Anne and Frederick are finally in the same room together but engaged in different activities. Anne and Captain Harville are having a conversation about the constancy of love, while Frederick writes a letter nearby and remains attentive to their discussion, albeit silently. Anne claims women are more faithful than men. That they love longest, even when all hope is gone. Harville opposes this view and says that men have the stronger passions. Nevertheless, they agree to disagree.
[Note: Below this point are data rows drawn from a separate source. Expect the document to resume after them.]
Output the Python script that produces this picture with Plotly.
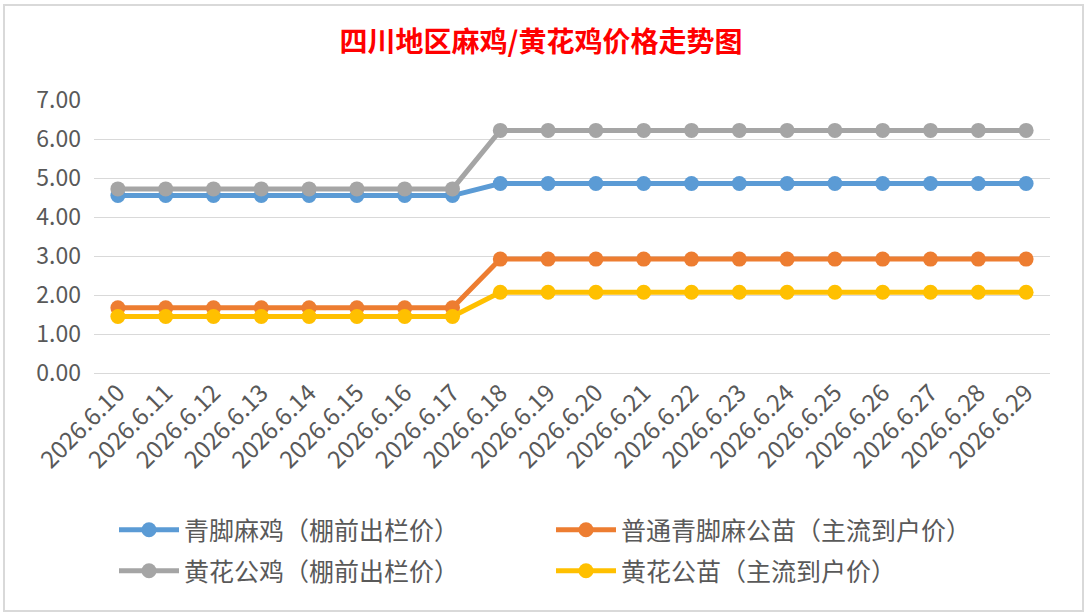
import plotly.graph_objects as go

# categories and series values
dates = [f"2026.6.{d}" for d in range(10, 30)]

qingjiao_ma_ji = [4.55] * 8 + [4.86] * 12         # 青脚麻鸡（棚前出栏价）
putong_gongmiao = [1.67] * 8 + [2.92] * 12        # 普通青脚麻公苗（主流到户价）
huanghua_gongji = [4.72] * 8 + [6.22] * 12        # 黄花公鸡（棚前出栏价）
huanghua_gongmiao = [1.45] * 8 + [2.07] * 12      # 黄花公苗（主流到户价）

series = [
    ("青脚麻鸡（棚前出栏价）", qingjiao_ma_ji, "#5B9BD5", "legend"),
    ("普通青脚麻公苗（主流到户价）", putong_gongmiao, "#ED7D31", "legend"),
    ("黄花公鸡（棚前出栏价）", huanghua_gongji, "#A5A5A5", "legend2"),
    ("黄花公苗（主流到户价）", huanghua_gongmiao, "#FFC000", "legend2"),
]

FONT = "Noto Sans CJK SC"
W, H = 1087, 616
# plot area in pixels
L, R, T, B = 94, 37, 100, 243
plot_w = W - L - R
plot_h = H - T - B


def px_x(x):
    return (x - L) / plot_w


def px_y(y):
    return (H - B - y) / plot_h


fig = go.Figure()
for name, vals, color, leg in series:
    fig.add_trace(go.Scatter(
        x=dates, y=vals, name=name, mode="lines+markers",
        line=dict(color=color, width=5),
        marker=dict(color=color, size=15),
        legend=leg,
    ))

legend_common = dict(
    orientation="h", xanchor="left", yanchor="middle",
    entrywidth=362, entrywidthmode="pixels",
    font=dict(family=FONT, size=25, color="#595959"),
    bgcolor="rgba(0,0,0,0)", itemwidth=60,
)

fig.update_layout(
    width=W, height=H,
    margin=dict(l=L, r=R, t=T, b=B, autoexpand=False),
    paper_bgcolor="white", plot_bgcolor="white",
    font=dict(family=FONT, color="#595959"),
    title=dict(
        text="<b>四川地区麻鸡/黄花鸡价格走势图</b>",
        font=dict(family=FONT, size=28, color="#FF0000"),
        x=541 / W, xanchor="center", y=1 - 42 / H, yanchor="middle",
    ),
    legend=dict(x=px_x(114), y=px_y(530), **legend_common),
    legend2=dict(x=px_x(114), y=px_y(571), **legend_common),
    xaxis=dict(
        type="category", tickangle=-45, automargin=False,
        tickfont=dict(family=FONT, size=24, color="#595959"),
        showgrid=False, showline=False, ticks="",
        range=[-0.5, len(dates) - 0.5],
    ),
    yaxis=dict(
        range=[0, 7], dtick=1, tickformat=".2f", automargin=False,
        tickfont=dict(family=FONT, size=23, color="#595959"),
        showgrid=True, gridcolor="#D9D9D9", gridwidth=1.3,
        zeroline=True, zerolinecolor="#D9D9D9", zerolinewidth=1.3,
        showline=False, ticks="", ticklabelstandoff=12,
    ),
    shapes=[dict(
        type="rect", xref="paper", yref="paper",
        x0=px_x(4), x1=px_x(1083), y0=px_y(611), y1=px_y(5),
        line=dict(color="#D9D9D9", width=2), layer="below",
    )],
)

# drop the default page margin so the figure sits at the window's top-left
fig.write_html(
    "out.html",
    config={"displayModeBar": False},
    post_script="document.body.style.margin='0';",
)
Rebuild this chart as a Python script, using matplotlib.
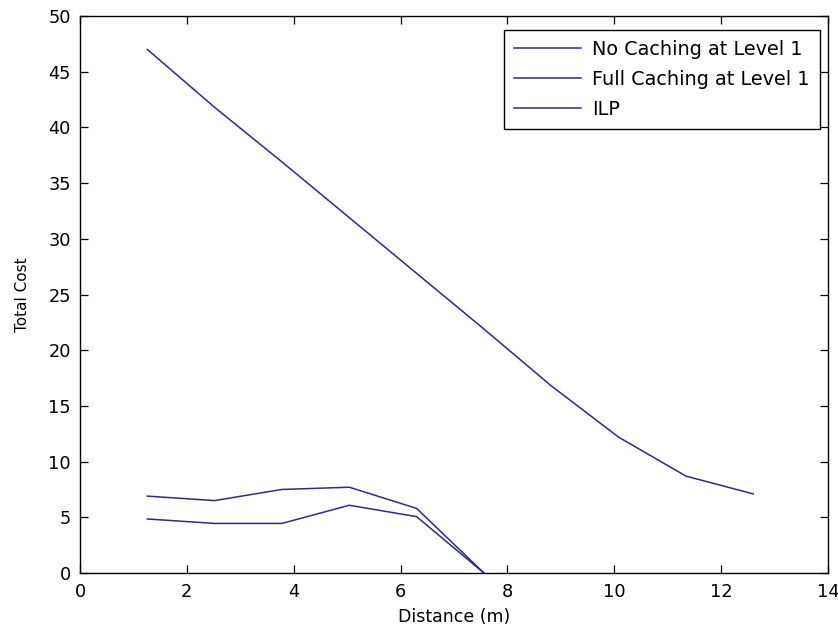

During this good-natured conversation, the eavesdropping Frederick is inspired to finally own up to his true feelings for Anne and declares his love for her in one of literature’s most famous and romantic letters: “I can listen no longer in silence. I must speak to you by such means as are within my reach. You pierce my soul. I am half agony, half hope. Tell me that I am not too late, that such precious feelings are gone for ever…”
Frederick hands her this note and walks out the door, leaving Anne to devour the contents and desperately wish to speak with him so she, too, could express her feelings. She manages this feat at last, by making a beeline for home and, en route, finding Frederick. Both confess to each other that their love never wavered. Eight years ago, Anne yielded to duty and broke their engagement, but she could not be similarly persuaded to do anything but follow her own heart now.
Final Image (pages 223 – 228): Anne and Frederick announce their engagement to the world—friends, families, and foes—and the narrator sums up everybody’s reactions. Readers learn that William Elliot was even more dastardly than we thought (with plans to seduce Mrs. Clay to keep her from marrying Sir Walter), that Frederick is able to help Mrs. Smith reclaim some of her lost money, and that he and Anne are delightfully happy and well-suited to marriage. They belong together, just like they (and millions of devoted Austen readers) always knew.